After more than 10 years working in fraud and risk operations for fintech companies, I’ve learned that phone verification for fintech onboarding is useful only when you treat it as a risk signal instead of a rubber stamp. A verified number can help you move faster with legitimate applicants, but I’ve seen too many teams assume that a one-time code means the person behind the application is low risk. In practice, that assumption causes expensive mistakes.

When I first started reviewing onboarding queues, phone verification was often treated like a simple pass-fail step. If the applicant received the code and entered it correctly, the number was considered good enough. That sounds reasonable until you start seeing how fraud actually shows up. One case early in my career involved a cluster of new accounts that passed basic checks without much trouble. The applications looked polished, the phone numbers worked, and nothing seemed especially dramatic. What tipped me off was that the numbers had characteristics I’d come to associate with low-friction, easy-to-replace lines rather than stable personal contact points. We slowed approvals, reviewed the applicants more closely, and uncovered a pattern that likely would have turned into account abuse within days.
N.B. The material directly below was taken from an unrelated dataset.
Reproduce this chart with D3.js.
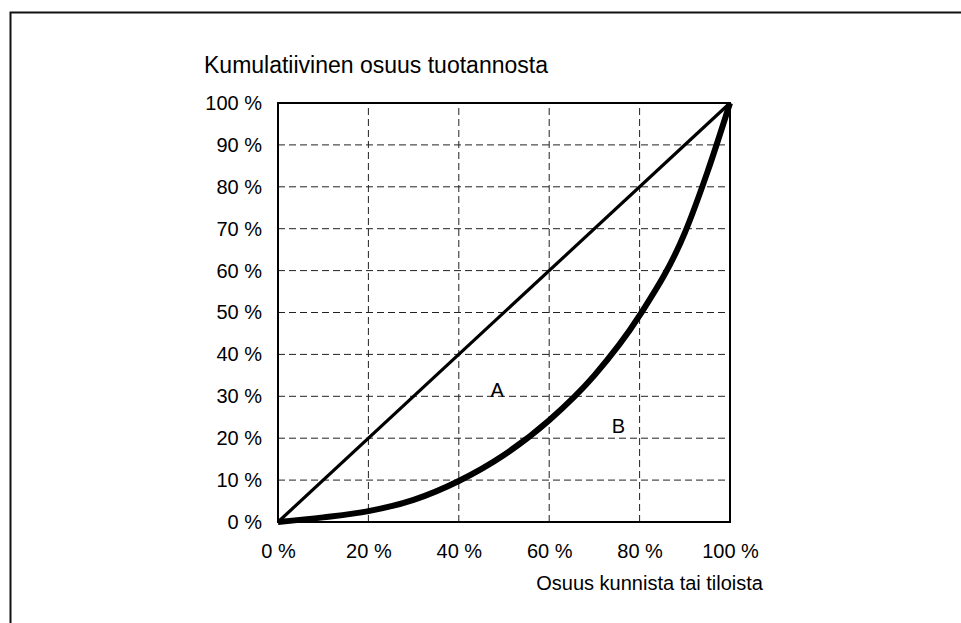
<!DOCTYPE html>
<html>
<head>
<meta charset="utf-8">
<script src="https://cdn.jsdelivr.net/npm/d3@7"></script>
<style>
  html, body { margin: 0; padding: 0; background: #fff; }
  svg { display: block; }
  text { font-family: "Liberation Sans", Arial, sans-serif; fill: #000; }
</style>
</head>
<body>
<svg id="chart" width="961" height="623"></svg>
<script>
// Lorenz curve: cumulative share of municipalities/farms vs cumulative share of production
const shareUnits = [0, 10, 20, 30, 40, 50, 60, 70, 80, 90, 95, 100];
const shareProduction = [0, 1.1, 2.6, 5.3, 9.8, 16, 24.3, 35, 49.3, 69, 83.5, 100];
const equalityLine = [0, 100];
const xTicks = [0, 20, 40, 60, 80, 100];
const yTicks = [0, 10, 20, 30, 40, 50, 60, 70, 80, 90, 100];
const yTitle = "Kumulatiivinen osuus tuotannosta";
const xTitle = "Osuus kunnista tai tiloista";
const areaLabels = [
  { name: "A", x: 48.5, y: 31.5 },
  { name: "B", x: 75.3, y: 22.9 }
];

const svg = d3.select("#chart");
const fontSize = 20;
const titleSize = 23;
const fontFamily = '"Liberation Sans", Arial, sans-serif';

// outer frame (continues beyond the visible window)
svg.append("rect")
  .attr("x", 10.5).attr("y", 12.5)
  .attr("width", 1000).attr("height", 700)
  .attr("fill", "none").attr("stroke", "#111").attr("stroke-width", 2);

const x = d3.scaleLinear().domain([0, 100]).range([278, 730]);
const y = d3.scaleLinear().domain([0, 100]).range([522, 103]);

const fmt = d => d + " %";

// dashed grid
const grid = svg.append("g");
grid.selectAll("line.h").data(yTicks.filter(d => d > 0 && d < 100)).join("line")
  .attr("x1", x(0)).attr("x2", x(100))
  .attr("y1", d => y(d)).attr("y2", d => y(d))
  .attr("stroke", "#222").attr("stroke-width", 1).attr("stroke-dasharray", "7,4");
grid.selectAll("line.v").data(xTicks.filter(d => d > 0 && d < 100)).join("line")
  .attr("y1", y(0)).attr("y2", y(100))
  .attr("x1", d => x(d)).attr("x2", d => x(d))
  .attr("stroke", "#222").attr("stroke-width", 1).attr("stroke-dasharray", "7,4");

// axes (labels only, plot frame drawn separately)
const yAxis = d3.axisLeft(y).tickValues(yTicks).tickFormat(fmt).tickSize(0).tickPadding(16);
const gy = svg.append("g").attr("transform", `translate(${x(0)},0)`).call(yAxis);
gy.select(".domain").remove();
gy.selectAll("text").style("font-size", fontSize + "px")
  .style("font-family", fontFamily).attr("fill", "#000");

const xAxis = d3.axisBottom(x).tickValues(xTicks).tickFormat(fmt).tickSize(0).tickPadding(22);
const gx = svg.append("g").attr("transform", `translate(0,${y(0)})`).call(xAxis);
gx.select(".domain").remove();
gx.selectAll("text").style("font-size", fontSize + "px")
  .style("font-family", fontFamily).attr("fill", "#000");

// plot frame
svg.append("rect")
  .attr("x", x(0)).attr("y", y(100))
  .attr("width", x(100) - x(0)).attr("height", y(0) - y(100))
  .attr("fill", "none").attr("stroke", "#000").attr("stroke-width", 2);

// line of equality
svg.append("path")
  .datum(equalityLine)
  .attr("d", d3.line().x(d => x(d)).y(d => y(d)))
  .attr("fill", "none").attr("stroke", "#000").attr("stroke-width", 3.2);

// Lorenz curve
const curveData = shareUnits.map((u, i) => [u, shareProduction[i]]);
svg.append("path")
  .datum(curveData)
  .attr("d", d3.line().x(d => x(d[0])).y(d => y(d[1])).curve(d3.curveMonotoneX))
  .attr("fill", "none").attr("stroke", "#000").attr("stroke-width", 6)
  .attr("stroke-linejoin", "round");

// area labels
svg.selectAll("text.area").data(areaLabels).join("text")
  .attr("class", "area")
  .attr("x", d => x(d.x)).attr("y", d => y(d.y))
  .attr("text-anchor", "middle").attr("dy", "0.36em")
  .style("font-size", fontSize + "px")
  .text(d => d.name);

// axis titles
svg.append("text").attr("x", 204).attr("y", 73)
  .style("font-size", titleSize + "px").text(yTitle);
svg.append("text").attr("x", 763).attr("y", 590).attr("text-anchor", "end")
  .style("font-size", fontSize + "px").text(xTitle);
</script>
</body>
</html>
That experience changed how I view phone verification during onboarding. In fintech, the phone number is not just for communication. It becomes part of account recovery, step-up authentication, alerts, transaction confirmation, and customer trust. If that number is weak, disposable, shared, or mismatched with the applicant’s story, you are not just onboarding a user. You may be creating future support problems and opening the door to fraud at the same time.

A case from last spring drove that home again. We were reviewing a set of applications that looked clean on the surface. The identity details were plausible, the device signals were mixed but not alarming, and the applicants completed the signup flow without friction. The phone behavior told a different story. Several numbers had the kind of pattern I’ve seen with fast-moving fraud attempts, where the goal is to get through onboarding before the controls catch up. We added a second review step and stopped several accounts that likely would have become a headache for the support and payments teams later.

I’ve also seen the opposite, and that matters. Not every unusual number is suspicious. A consultant once applied for a financial service using a business line because she traveled constantly and wanted account alerts routed through the number she actually monitored. On paper, that looked less typical than a straightforward personal mobile line, but the rest of her profile was stable and consistent. That is why I always recommend using phone verification as context, not as a verdict.

The most common mistake I see is relying too heavily on successful SMS delivery. Fraudsters know how to receive a code. They know how to prepare an application that looks ordinary. The better question is whether the number fits the overall identity and expected customer behavior. Another mistake is waiting until after onboarding to care about the number. By then, the account may already be active, funded, or difficult to unwind cleanly.

My view is simple after years in fintech risk: verify the phone number, but do not stop there. A number that passes a code check may still fail the common-sense test once you look at how it fits the rest of the application.